© JUNGE FREIHEIT Verlag GmbH & Co.  www.jungefreiheit.de  50/09 04. Dezember 2009

„Handeln wir nicht, wird es dramatisch werden“
Die Prognosen des Weltklimarats stimmen, mahnt der Meteorologe Jochem Marotzke – und er warnt vor den Klimaskeptikern
Moritz Schwarz

Herr Professor Marotzke, ist eine Klimaprognose bis zum Jahr 2100 anhand von Modellen unseriös, wie die Klimaskeptiker behaupten?

Marotzke: Das ist falsch. Es stimmt, daß große Unsicherheiten bestehen, aber die beziehen sich nicht darauf, ob es einen Klimawandel gibt, sondern wie stark er künftig ausfällt. Doch gerade diese Unsicherheit – daß wir nicht ausschließen können, daß der Wandel erheblich sein wird – macht es um so nötiger, Maßnahmen zu ergreifen.

In den Reihen der Klimaskeptiker findet man allerdings auch etliche seriöse Professoren.

Marotzke: Ich kann mich nur wundern, daß auch Wissenschaftler solche Positionen vertreten. Dennoch, es gibt keine Erklärung für die Erwärmung der letzten Jahrzehnte ohne das CO2. Wie man das ignorieren kann, ist mir schleierhaft. Zumal die Prozesse, die zu dieser Erwärmung führen, eigentlich recht einfach sind.

379 CO2-Moleküle auf eine Million Luftteilchen, das klingt nicht besonders bedrohlich.

Marotzke: Es mag nicht nach viel klingen, dennoch macht selbst diese geringe Konzentration sehr viel aus. Außerdem, auch wenn die Auswirkung bis jetzt eher gering ist, die Konzentration steigt ja immer weiter an. Wenn wir das nicht verhindern, wird es in Zukunft auf jeden Fall dramatisch werden.

Fast zehn Jahre hat es allerdings gar keine Erwärmung mehr gegeben.

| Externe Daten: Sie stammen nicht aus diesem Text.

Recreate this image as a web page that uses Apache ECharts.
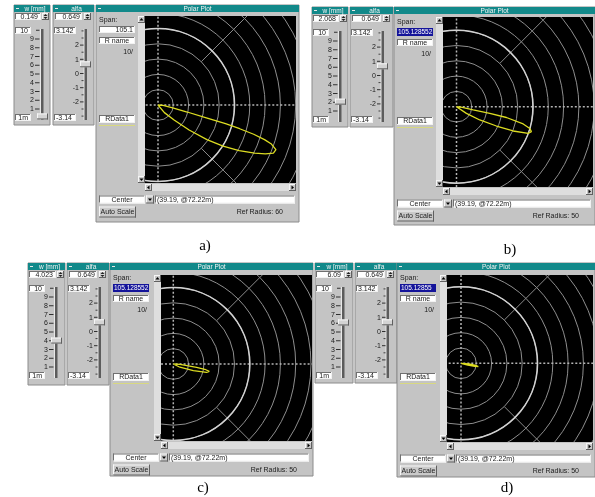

Marotzke: Das stimmt zwar, widerspricht aber nicht den Analysen. Zwar führt mehr CO2 zu einer höheren globalen Mitteltemperatur, aber nur über mehrere Jahrzehnte. In kürzeren Zeiträumen dagegen kann es wie jetzt wegen der natürlichen Schwankungen sogar vorübergehend kälter werden. 

In den Medien sehen wir Bilder von schmelzenden Polen. Wie ist das möglich, wenn Sie einräumen, daß es seit etwa zehn Jahren nicht wärmer geworden ist?

Marotzke: Stagniert hat das globale Mittel. In der Arktis ist es in den letzten zehn Jahren deutlich wärmer geworden.

„Climategate“ nennt sich der jüngste Fall der gehackten elektronischen Korrespondenz renommierter Klimatologen, die untereinander von „Tricks“ sprechen, um bestimmte Daten der Öffentlichkeit in ihrem Sinne zu präsentieren.

Marotzke: Es stimmt, was da öffentlich geworden ist, klingt sehr unglücklich. Aber wenn Sie sich die Arbeit des Kollegen anschauen, ist die völlig in Ordnung. Wenn sich jemand so salopp ausdrückt, muß das natürlich den Bürger irritieren. Als Fachmann kann ich Sie aber beruhigen.

Was muß Kopenhagen also beschließen?

Marotzke: Auf jeden Fall eine Reduzierung der Treibhausgasemission um fünfzig Prozent bis 2050. Um das zu schaffen, brauchen wir verbindliche Zwischenziele, die müssen jetzt festgezurrt werden.   

Kritiker glauben schon jetzt nicht an einen Erfolg des Gipfels.

Marotzke: Noch vor sechs Wochen war ich auch skeptisch, aber dann haben die Europäer den Druck doch spürbar erhöht und ein gewisses Einlenken der USA und Chinas erreicht, so daß ich nun zuversichtlich bin.

Was, wenn zu Unrecht?

Marotzke: Bis das, was wir jetzt in Kopenhagen beschließen, unsere Emissionen wirklich beeinflußt, braucht es zehn Jahre. Bis diese Reduzierung dann die Konzentration in der Luft beeinflußt, braucht es weitere Jahrzehnte. Wir müssen also jetzt die Weichen stellen, sonst liefern wir uns einer Entwicklung aus, deren Folgen für uns unabsehbar und dramatisch werden könnten.

 

Prof. Dr. Jochem Marotzke, ist Direktor des Max-Planck-Instituts für Meteorologie in Hamburg. Geboren wurde  der Ozeanograph 1959 in Nister im Westerwald.